Hoskins' Leap to Huntington In Keeping with His Bold Past
W. Lee Hoskins gained a reputation for audacity as president of the Federal Reserve Bank of Cleveland. But forsaking the post to become a top banking officer may be his boldest move yet.
Though never an operations manager at a private banking company, Mr. Hoskins recently was named vice chairman of Huntington Bancshares Inc., Columbus, Ohio. He also will be chief executive of the company's lead bank.
This leap by a former freshman basketball letterman at UCLA seems in character. At the Cleveland Fed, Mr. Hoskins was known for his spirited campaigns in support of ultratight monetary policy, reducing the deposit insurance safety net for banks, and liberalizing bank charters.

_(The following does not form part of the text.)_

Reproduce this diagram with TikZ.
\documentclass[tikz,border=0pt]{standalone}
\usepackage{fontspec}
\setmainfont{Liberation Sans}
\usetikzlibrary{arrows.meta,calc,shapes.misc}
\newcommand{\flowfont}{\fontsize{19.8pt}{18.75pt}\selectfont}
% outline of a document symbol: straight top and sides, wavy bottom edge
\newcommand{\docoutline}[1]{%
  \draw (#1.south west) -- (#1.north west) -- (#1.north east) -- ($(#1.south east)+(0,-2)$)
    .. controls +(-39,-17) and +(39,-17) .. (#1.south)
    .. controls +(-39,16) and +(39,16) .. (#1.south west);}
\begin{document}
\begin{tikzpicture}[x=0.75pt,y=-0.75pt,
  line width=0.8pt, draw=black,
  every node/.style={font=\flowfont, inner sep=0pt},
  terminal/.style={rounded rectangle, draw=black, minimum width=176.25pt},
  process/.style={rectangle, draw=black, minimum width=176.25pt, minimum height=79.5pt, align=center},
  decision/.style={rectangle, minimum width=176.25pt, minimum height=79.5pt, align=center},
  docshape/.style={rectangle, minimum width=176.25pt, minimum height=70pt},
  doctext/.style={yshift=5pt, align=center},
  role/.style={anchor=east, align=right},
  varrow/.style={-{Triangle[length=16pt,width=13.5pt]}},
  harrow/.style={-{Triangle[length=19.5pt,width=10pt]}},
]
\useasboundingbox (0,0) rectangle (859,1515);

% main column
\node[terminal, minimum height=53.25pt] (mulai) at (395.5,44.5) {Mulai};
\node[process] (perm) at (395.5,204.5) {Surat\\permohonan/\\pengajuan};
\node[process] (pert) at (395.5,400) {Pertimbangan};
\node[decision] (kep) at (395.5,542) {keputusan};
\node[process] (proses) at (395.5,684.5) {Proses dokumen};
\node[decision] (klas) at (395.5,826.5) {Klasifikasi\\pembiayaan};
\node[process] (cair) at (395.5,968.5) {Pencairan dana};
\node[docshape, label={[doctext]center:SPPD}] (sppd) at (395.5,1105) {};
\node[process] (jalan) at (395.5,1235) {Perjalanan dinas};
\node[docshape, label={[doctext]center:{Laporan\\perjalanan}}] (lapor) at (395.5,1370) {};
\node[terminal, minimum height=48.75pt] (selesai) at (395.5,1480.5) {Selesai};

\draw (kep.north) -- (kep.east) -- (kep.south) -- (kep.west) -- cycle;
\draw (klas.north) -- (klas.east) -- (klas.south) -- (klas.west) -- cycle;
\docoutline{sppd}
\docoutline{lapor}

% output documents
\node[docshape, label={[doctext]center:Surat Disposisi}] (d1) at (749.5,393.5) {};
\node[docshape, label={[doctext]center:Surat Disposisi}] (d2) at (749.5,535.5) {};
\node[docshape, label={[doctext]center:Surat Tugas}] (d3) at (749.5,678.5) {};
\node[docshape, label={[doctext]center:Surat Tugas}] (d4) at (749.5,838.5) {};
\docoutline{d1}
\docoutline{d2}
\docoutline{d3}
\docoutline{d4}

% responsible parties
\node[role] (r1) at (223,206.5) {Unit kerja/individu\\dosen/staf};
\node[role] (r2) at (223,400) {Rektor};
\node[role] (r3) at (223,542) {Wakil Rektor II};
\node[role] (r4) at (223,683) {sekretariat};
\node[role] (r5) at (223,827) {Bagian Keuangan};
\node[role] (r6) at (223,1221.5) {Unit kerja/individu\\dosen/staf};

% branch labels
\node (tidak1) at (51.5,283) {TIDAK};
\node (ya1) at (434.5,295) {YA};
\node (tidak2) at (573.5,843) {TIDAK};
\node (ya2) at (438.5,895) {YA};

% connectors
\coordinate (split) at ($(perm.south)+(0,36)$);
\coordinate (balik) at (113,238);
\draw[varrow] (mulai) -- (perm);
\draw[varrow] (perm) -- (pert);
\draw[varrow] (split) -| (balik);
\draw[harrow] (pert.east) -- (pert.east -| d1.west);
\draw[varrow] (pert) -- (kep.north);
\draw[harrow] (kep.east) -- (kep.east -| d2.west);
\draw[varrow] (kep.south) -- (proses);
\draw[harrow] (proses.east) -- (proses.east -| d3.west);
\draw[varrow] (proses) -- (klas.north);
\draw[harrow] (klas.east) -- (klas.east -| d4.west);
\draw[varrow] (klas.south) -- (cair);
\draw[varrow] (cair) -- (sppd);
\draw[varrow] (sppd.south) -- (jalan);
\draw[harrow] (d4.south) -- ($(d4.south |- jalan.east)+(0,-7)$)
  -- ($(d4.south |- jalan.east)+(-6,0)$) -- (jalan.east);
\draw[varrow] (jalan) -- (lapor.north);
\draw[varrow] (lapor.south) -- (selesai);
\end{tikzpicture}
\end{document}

Move Catches Others Off Guard
But the move caught even some of his fans off guard. "I was somewhat surprised Mr. Hoskins was brought in at that level, given that he has no experience in running a private bank," said Fred A. Cummings, a bank analyst at McDonald & Co., Cleveland.

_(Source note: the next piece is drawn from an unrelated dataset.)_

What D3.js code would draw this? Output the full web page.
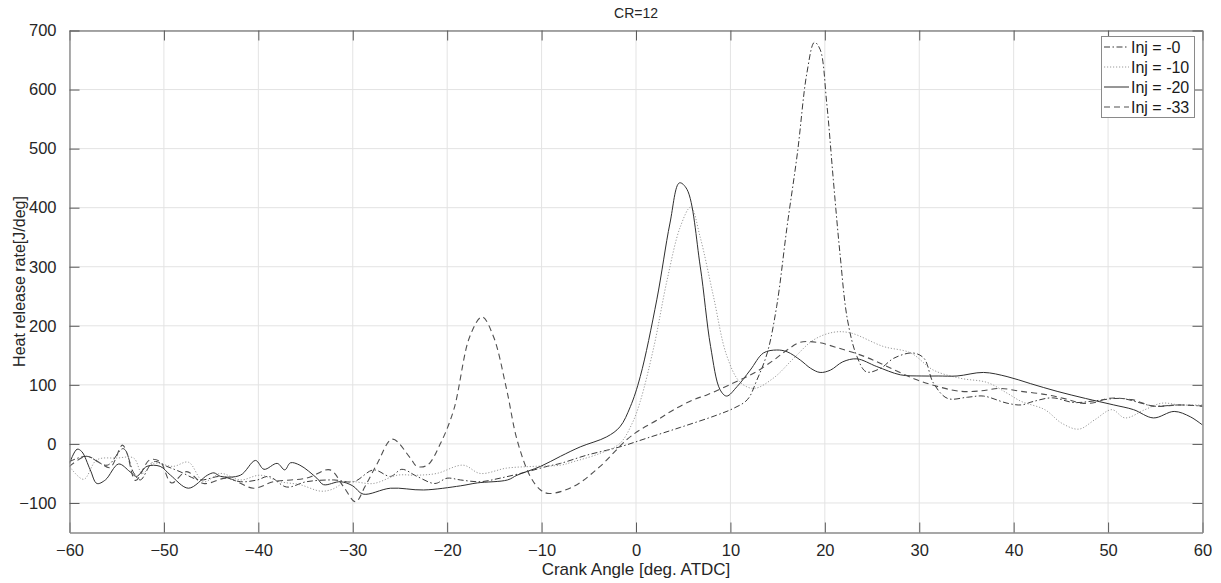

Mr. Hoskins is unfazed, however, saying his four years at the helm of the Cleveland Fed gave him ample experience in operating a big financial institution. "I've had some good opportunities to test my management skills," he said.
The 50-year-old executive said it was thrilling to be in a top Federal Reserve post and to help shape monetary policy. But when Huntington came calling, Mr. Hoskins said, he realized there was more he wanted to do during the prime years of his career.
"I felt the calendar was speeding up on me, and I wanted the opportunity to manage in the private sector," Mr. Hoskins said.
In making the move to Huntington, Mr. Hoskins is joining a solid institution that nevertheless is seemingly being outstripped by faster-growing Ohio rivals.
With competitors such as Banc One Corp., Columbus, and Society Corp., Cleveland, expanding rapidly, Huntington is seen in some quarters as needing a more aggressive strategy.
Indeed, a big part of Mr. Hoskins' new job will be winning new customers for the bank, a task to which he appears well-suited.
A former chief economist and director of corporate affairs for Pittsburgh National Bank, the poised Mr. Hoskins is leaving a Fed post in which he made many business contacts. "I've met as many people in the past four years as in the previous 10," he said.
The outspoken executive has no plan to retire from the pulpit. He still feels strongly that deposit insurance should be curtailed and that banks, in turn, should be allowed to compete in any financial services arena they choose.
He Will Continue to Express His Viewpoint
"So long as taxpayers aren't made to foot the bill, banks should be able to do anything they think will help shareholders," declared Mr. Hoskins. He indicated he would press this view at industry association meetings and with lawmakers.
An avid skier who says he hasn't missed a winter outing for a decade, Mr. Hoskins also cites trout fishing and travel as hobbies that get his mind off work.
The avocation that figures most strongly in Mr. Hoskins' life, however, is reading, and he plainly is not about to forsake his passion for intellectual pursuits. So if there is such a thing as a scholarly approach to furthering shareholder interests, Mr. Hoskins seems bound to find it.
"You can be a banker and still pursue intellectual interests," he said. "And it's important to keep up in the world of ideas."